Out-Law News | 25 Feb 2014 | 3:25 pm | 3 min. read
The report said that countries should focus on the enforcement of personal income tax (PIT) and corporate income tax, “with a particular focus on high net worth individuals and on the extractives sector, as well as growing sectors such as telecommunications, banking, construction, finance and tourism" if they want to reduce inequality.
It also recommended abolishing discretionary tax incentives, meaning those given to individual companies or organizations, as well as the discretionary powers vested in individual government officials that enable the granting of such incentives.
The report called on governments across Africa to overhaul tax systems to combat rising inequality. It claimed the absence of effective taxation systems in sub-Saharan Africa are “directly responsible for the unacceptably high levels of poverty suffered by so many on the continent”.
National taxation systems, international taxation issues and the relationship between them are discussed in the report, which also considered how “the enabling environment for tax dodging impacts on national tax systems in sub-Saharan Africa”.
The report looked in detail at trends in revenue generation, tax equity and tax reforms with a special focus on the experiences of Kenya and South Africa, which it says “have two of the stronger tax systems in sub-Saharan Africa, but which also have extensive shortcomings in the area of tax equity”.
The report added: “To make progress, sub-Saharan Africa must be able to tax its vast income and assets held offshore. This means tackling illicit financial flows and tax dodging in all its forms. However... there are severe limits to national-level action. Systemic, global reforms are a vital part of the answer.”
Heather Self, a tax expert at Pinsent Masons, the law firm behind Out-Law.com, said the report raised important questions about the development of tax policy and processes in Africa.
She added: “There is broad support for the basic objective of enabling poor countries to become less reliant on aid, by improving the proportion of income collected in taxation. The report recognises the difficulty of obtaining reliable data in many key areas, and on the whole is transparent in acknowledging the limitations of the figures used.
“However, it is disappointing to see the figure of $160 billion quoted yet again as being an estimate of 'trade mispricing'. Mike Truman, the editor of Taxation, comprehensively challenged this number in 2010. By repeating a figure which many feel is seriously overstated, Christian Aid risk damaging the credibility of other statistics quoted in their report.”
Countries studied in detail are Ghana, Kenya, Malawi, Nigeria, Sierra Leone, South Africa, Zambia and Zimbabwe. The report says they were chosen because they are countries in which TJN-A and Christian Aid’s partners and members are actively collaborating to advocate for progressive taxation reforms.
The report said: “While some of these countries can provide us with some examples of good practice, generally there is great concern over the need to ensure a progressive taxation system is in place and the lack of progress being made to reduce inequality.”
According to the report, there are “many shortcomings” in direct taxation in the countries studied. “Personal income tax systems lack equity as the bulk of the burden is on employees.”
In South Africa, the government has been actively reforming the PIT system so that the tax burden on higher earners has been reduced year on year, according to the report. “The same yearly income in real terms was being taxed at 33.8% in 1994/95 but only 18.2% in 2010/11.”
The report said: “If countries in Africa cannot tax income and wealth correctly, they will shift the tax burden onto the poor.” There has been a “comprehensive failure” to tackle decisively the lack of transparency and the unfairness of international tax rules that allow resources to be “drained” from Africa, the report says.
The report urged governments in sub-Saharan African to coordinate tax policies and improve their access to information across countries as well as pushing for global reforms.

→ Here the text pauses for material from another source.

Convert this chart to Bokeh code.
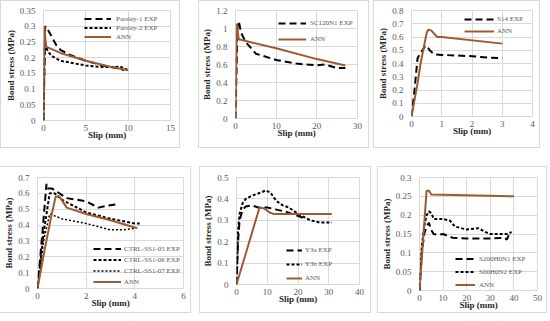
from bokeh.plotting import figure
from bokeh.layouts import column, row
from bokeh.models import Range1d, FixedTicker, NumeralTickFormatter, Legend, LegendItem
from bokeh.embed import file_html
from bokeh.resources import INLINE

# ---------------- data ----------------
# Panel 1
p1_x_ticks = [0, 5, 10, 15]
p1_y_ticks = [0, 0.05, 0.1, 0.15, 0.2, 0.25, 0.3, 0.35]
parsley1_x = [0, 0.2, 0.5, 1, 1.5, 2, 3, 5, 7, 9, 9.5]
parsley1_y = [0, 0.30, 0.29, 0.265, 0.24, 0.225, 0.21, 0.19, 0.175, 0.165, 0.16]
parsley2_x = [0, 0.15, 0.5, 1, 2, 3, 5, 7, 8.5, 9, 10]
parsley2_y = [0, 0.25, 0.22, 0.205, 0.19, 0.185, 0.175, 0.17, 0.17, 0.172, 0.16]
ann1_x = [0, 0.1, 0.3, 2, 5, 8, 10]
ann1_y = [0, 0.30, 0.235, 0.215, 0.19, 0.17, 0.16]

# Panel 2
p2_x_ticks = [0, 10, 20, 30]
p2_y_ticks = [0, 0.2, 0.4, 0.6, 0.8, 1, 1.2]
sc120_x = [0, 0.5, 0.8, 1.4, 2.5, 5, 10, 15, 20, 22, 25, 27]
sc120_y = [0, 1.05, 1.08, 0.95, 0.85, 0.72, 0.65, 0.61, 0.59, 0.60, 0.56, 0.56]
ann2_x = [0, 0.3, 0.8, 10, 20, 27]
ann2_y = [0, 1.05, 0.88, 0.78, 0.66, 0.59]

# Panel 3
p3_x_ticks = [0, 1, 2, 3, 4]
p3_y_ticks = [0, 0.1, 0.2, 0.3, 0.4, 0.5, 0.6, 0.7, 0.8]
s14_x = [0, 0.1, 0.2, 0.3, 0.45, 0.5, 0.6, 0.75, 1, 1.5, 2, 2.5, 3]
s14_y = [0, 0.2, 0.44, 0.48, 0.53, 0.535, 0.5, 0.47, 0.465, 0.46, 0.455, 0.445, 0.44]
ann3_x = [0, 0.2, 0.3, 0.5, 0.55, 0.65, 0.85, 1, 3]
ann3_y = [0, 0.25, 0.4, 0.63, 0.655, 0.65, 0.6, 0.6, 0.55]

# Panel 4
p4_x_ticks = [0, 2, 4, 6]
p4_y_ticks = [0, 0.1, 0.2, 0.3, 0.4, 0.5, 0.6, 0.7]
ctrl05_x = [0, 0.2, 0.37, 0.4, 0.6, 1.2, 2, 2.5, 2.8, 3.2]
ctrl05_y = [0, 0.35, 0.66, 0.63, 0.63, 0.57, 0.55, 0.51, 0.52, 0.53]
ctrl06_x = [0, 0.25, 0.5, 0.7, 1, 1.5, 2, 3, 4, 4.2]
ctrl06_y = [0, 0.35, 0.6, 0.6, 0.56, 0.52, 0.48, 0.44, 0.41, 0.41]
ctrl07_x = [0, 0.25, 0.5, 1, 2, 3, 3.5, 4]
ctrl07_y = [0, 0.3, 0.47, 0.44, 0.41, 0.37, 0.37, 0.38]
ann4_x = [0, 0.3, 0.6, 0.75, 0.9, 1.2, 2, 3, 4.1]
ann4_y = [0, 0.25, 0.48, 0.58, 0.58, 0.51, 0.47, 0.43, 0.38]

# Panel 5
p5_x_ticks = [0, 10, 20, 30, 40]
p5_y_ticks = [0, 0.1, 0.2, 0.3, 0.4, 0.5]
y3a_x = [0, 0.5, 1, 2, 3, 5, 7, 10, 13, 16, 20, 22]
y3a_y = [0, 0.2, 0.3, 0.35, 0.365, 0.37, 0.36, 0.36, 0.35, 0.34, 0.32, 0.31]
y3b_x = [0, 0.5, 1, 2, 3, 5, 8, 9.5, 11, 13, 15, 17, 20, 24, 27, 31]
y3b_y = [0, 0.25, 0.33, 0.38, 0.40, 0.415, 0.43, 0.44, 0.43, 0.39, 0.37, 0.36, 0.33, 0.30, 0.29, 0.29]
ann5_x = [0, 7.5, 9, 11, 12, 31]
ann5_y = [0, 0.36, 0.355, 0.335, 0.33, 0.33]

# Panel 6
p6_x_ticks = [0, 10, 20, 30, 40, 50]
p6_y_ticks = [0, 0.05, 0.1, 0.15, 0.2, 0.25, 0.3]
s200_x = [0, 1, 2, 3, 4, 5, 6, 8, 10, 12, 14, 20, 30, 36, 37, 38, 39]
s200_y = [0, 0.1, 0.15, 0.17, 0.18, 0.16, 0.15, 0.148, 0.15, 0.145, 0.14, 0.138, 0.138, 0.14, 0.135, 0.15, 0.155]
s00_x = [0, 1, 2, 3, 4, 5, 6, 10, 13, 15, 18, 20, 25, 28, 30, 37, 39]
s00_y = [0, 0.12, 0.17, 0.2, 0.21, 0.205, 0.19, 0.19, 0.185, 0.17, 0.165, 0.162, 0.165, 0.155, 0.15, 0.15, 0.155]
ann6_x = [0, 3, 4, 5, 40]
ann6_y = [0, 0.265, 0.265, 0.255, 0.25]

# ---------------- styling ----------------
FONT = "Liberation Serif"
GRID = "#d9d9d9"
ANN_COLOR = "#9c5a33"
LONG = "7 4"
SHORT = "3 2"
DOT = "2 2"


def make_panel(w, h, left, top, fw, fh, xr, yr, xt, yt, series, leg):
    # w, h: outer box size incl. 1px border
    p = figure(frame_width=fw, frame_height=fh, output_backend="svg", toolbar_location=None,
               title=None,
               x_range=Range1d(*xr), y_range=Range1d(*yr),
               min_border_left=left - 1, min_border_top=top - 1,
               min_border_right=w - left - fw - 1, min_border_bottom=h - top - fh - 1,
               styles={"border": "1px solid #d9d9d9"})
    p.outline_line_color = GRID
    p.background_fill_color = "white"
    p.border_fill_color = "white"
    for ax in (p.xaxis[0], p.yaxis[0]):
        ax.axis_line_color = None
        ax.major_tick_line_color = None
        ax.minor_tick_line_color = None
        ax.major_tick_out = 0
        ax.major_tick_in = 0
        ax.minor_tick_out = 0
        ax.minor_tick_in = 0
        ax.major_label_text_font = FONT
        ax.major_label_text_font_size = "9px"
        ax.major_label_text_color = "#595959"
        ax.axis_label_text_font = FONT
        ax.axis_label_text_font_size = "9px"
        ax.axis_label_text_font_style = "bold"
        ax.axis_label_text_color = "#262626"
    p.xaxis.ticker = FixedTicker(ticks=xt)
    p.yaxis.ticker = FixedTicker(ticks=yt)
    p.xaxis.formatter = NumeralTickFormatter(format="0.[00]")
    p.yaxis.formatter = NumeralTickFormatter(format="0.[00]")
    p.xaxis.axis_label = "Slip (mm)"
    p.yaxis.axis_label = "Bond stress (MPa)"
    p.xaxis.major_label_standoff = 4
    p.xaxis.axis_label_standoff = -4
    p.yaxis.major_label_standoff = 8
    p.yaxis.axis_label_standoff = 1
    p.xgrid.grid_line_color = GRID
    p.ygrid.grid_line_color = GRID
    items = []
    for (label, xs, ys, color, dash, lw) in series:
        r = p.line(xs, ys, line_color=color, line_dash=dash, line_width=lw)
        items.append(LegendItem(label=label, renderers=[r]))
    lx, ly, eh, gw, so = leg
    legend = Legend(items=items, location=(lx, ly), orientation="vertical",
                    padding=0, spacing=0, margin=0, glyph_height=eh, label_height=eh,
                    glyph_width=gw, label_standoff=so,
                    label_text_font=FONT, label_text_font_size="7px",
                    label_text_color="#595959",
                    background_fill_alpha=0, border_line_color=None)
    p.add_layout(legend, "center")
    return p


p1 = make_panel(180, 148, 43, 10, 125, 108, (0, 15), (0, 0.35), p1_x_ticks, p1_y_ticks,
                [("Parsley-1 EXP", parsley1_x, parsley1_y, "black", LONG, 2),
                 ("Parsley-2 EXP", parsley2_x, parsley2_y, "black", SHORT, 2),
                 ("ANN", ann1_x, ann1_y, ANN_COLOR, "solid", 2)],
                (41, 79, 9, 27, 5))
p2 = make_panel(171, 148, 37, 10, 120, 106, (0, 30), (0, 1.2), p2_x_ticks, p2_y_ticks,
                [("SC120N1 EXP", sc120_x, sc120_y, "black", LONG, 2),
                 ("ANN", ann2_x, ann2_y, ANN_COLOR, "solid", 2)],
                (43, 71, 16, 28, 4))
p3 = make_panel(167, 148, 38, 8, 119, 104, (0, 4), (0, 0.8), p3_x_ticks, p3_y_ticks,
                [("S14 EXP", s14_x, s14_y, "black", LONG, 2),
                 ("ANN", ann3_x, ann3_y, ANN_COLOR, "solid", 2)],
                (53, 79, 12, 30, 3))
p4 = make_panel(192, 147, 38, 7, 144, 109, (0, 6), (0, 0.7), p4_x_ticks, p4_y_ticks,
                [("CTRL-SS1-05 EXP", ctrl05_x, ctrl05_y, "black", LONG, 2),
                 ("CTRL-SS1-06 EXP", ctrl06_x, ctrl06_y, "black", SHORT, 2),
                 ("CTRL-SS1-07 EXP", ctrl07_x, ctrl07_y, "black", DOT, 1.5),
                 ("ANN", ann4_x, ann4_y, ANN_COLOR, "solid", 2)],
                (56, 1, 11, 28, 3))
p5 = make_panel(172, 147, 37, 11, 121, 105, (0, 40), (0, 0.5), p5_x_ticks, p5_y_ticks,
                [("Y3a EXP", y3a_x, y3a_y, "black", LONG, 2),
                 ("Y3b EXP", y3b_x, y3b_y, "black", SHORT, 2),
                 ("ANN", ann5_x, ann5_y, ANN_COLOR, "solid", 2)],
                (50, -1, 14, 16, 3))
p6 = make_panel(164, 147, 36, 5, 116, 111, (0, 50), (0, 0.3), p6_x_ticks, p6_y_ticks,
                [("S200H0N1 EXP", s200_x, s200_y, "black", LONG, 2),
                 ("S00H0N2 EXP", s00_x, s00_y, "black", SHORT, 2),
                 ("ANN", ann6_x, ann6_y, ANN_COLOR, "solid", 2)],
                (36, -1, 13, 20, 4))

p1.margin = (0, 0, 0, 1)
p2.margin = (0, 0, 0, 18)
p3.margin = (0, 0, 0, 4)
p4.margin = (0, 0, 0, 0)
p5.margin = (0, 0, 0, 8)
p6.margin = (0, 0, 0, 6)

r1 = row(p1, p2, p3)
r2 = row(p4, p5, p6)
r2.margin = (18, 0, 0, 0)
layout = column(r1, r2)
layout.margin = (0, 0, -12, -1)

open("out.html", "w").write(file_html(layout, INLINE))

It said measures should include signing and incorporating the Organisation for Economic Co-operation and Development’s (OECD) Multilateral Convention on Mutual Administrative Assistance in Tax Matters.
"The report rightly highlights the problem of tax evasion by wealthy individuals as being a key part of the problem," said Self. "Major governments such as the US, with the Foreign Account Tax Compliance Act, and the UK, with the Lichtenstein and Swiss disclosure initiatives, have had a significant focus on similar issues in recent years, and there may be more that Africa could learn from their experience."
“In the corporate area, there is general support for the principle of transparency, and particularly for the provision of sufficient information to tax authorities for them to be able to perform a proper risk assessment of a multinational group's tax position," she said. "However, the proposal for automatic exchange of information is unlikely to be supported where a local tax authority does not have strong processes in place to preserve the confidentiality of commercial data, and to ensure that the data is only used for its intended purpose.”
“It is now time to move this project forward and to look for realistic ways to help African countries to improve their tax revenues," said Self. "Some of the initiatives already in place, such as the ‘Tax Inspectors without Borders’ project, are already providing support to local fiscs in building capacity. But more could be done, and there is an opportunity for constructive engagement with major companies and advisers, as well as the NGO and civil society movements.”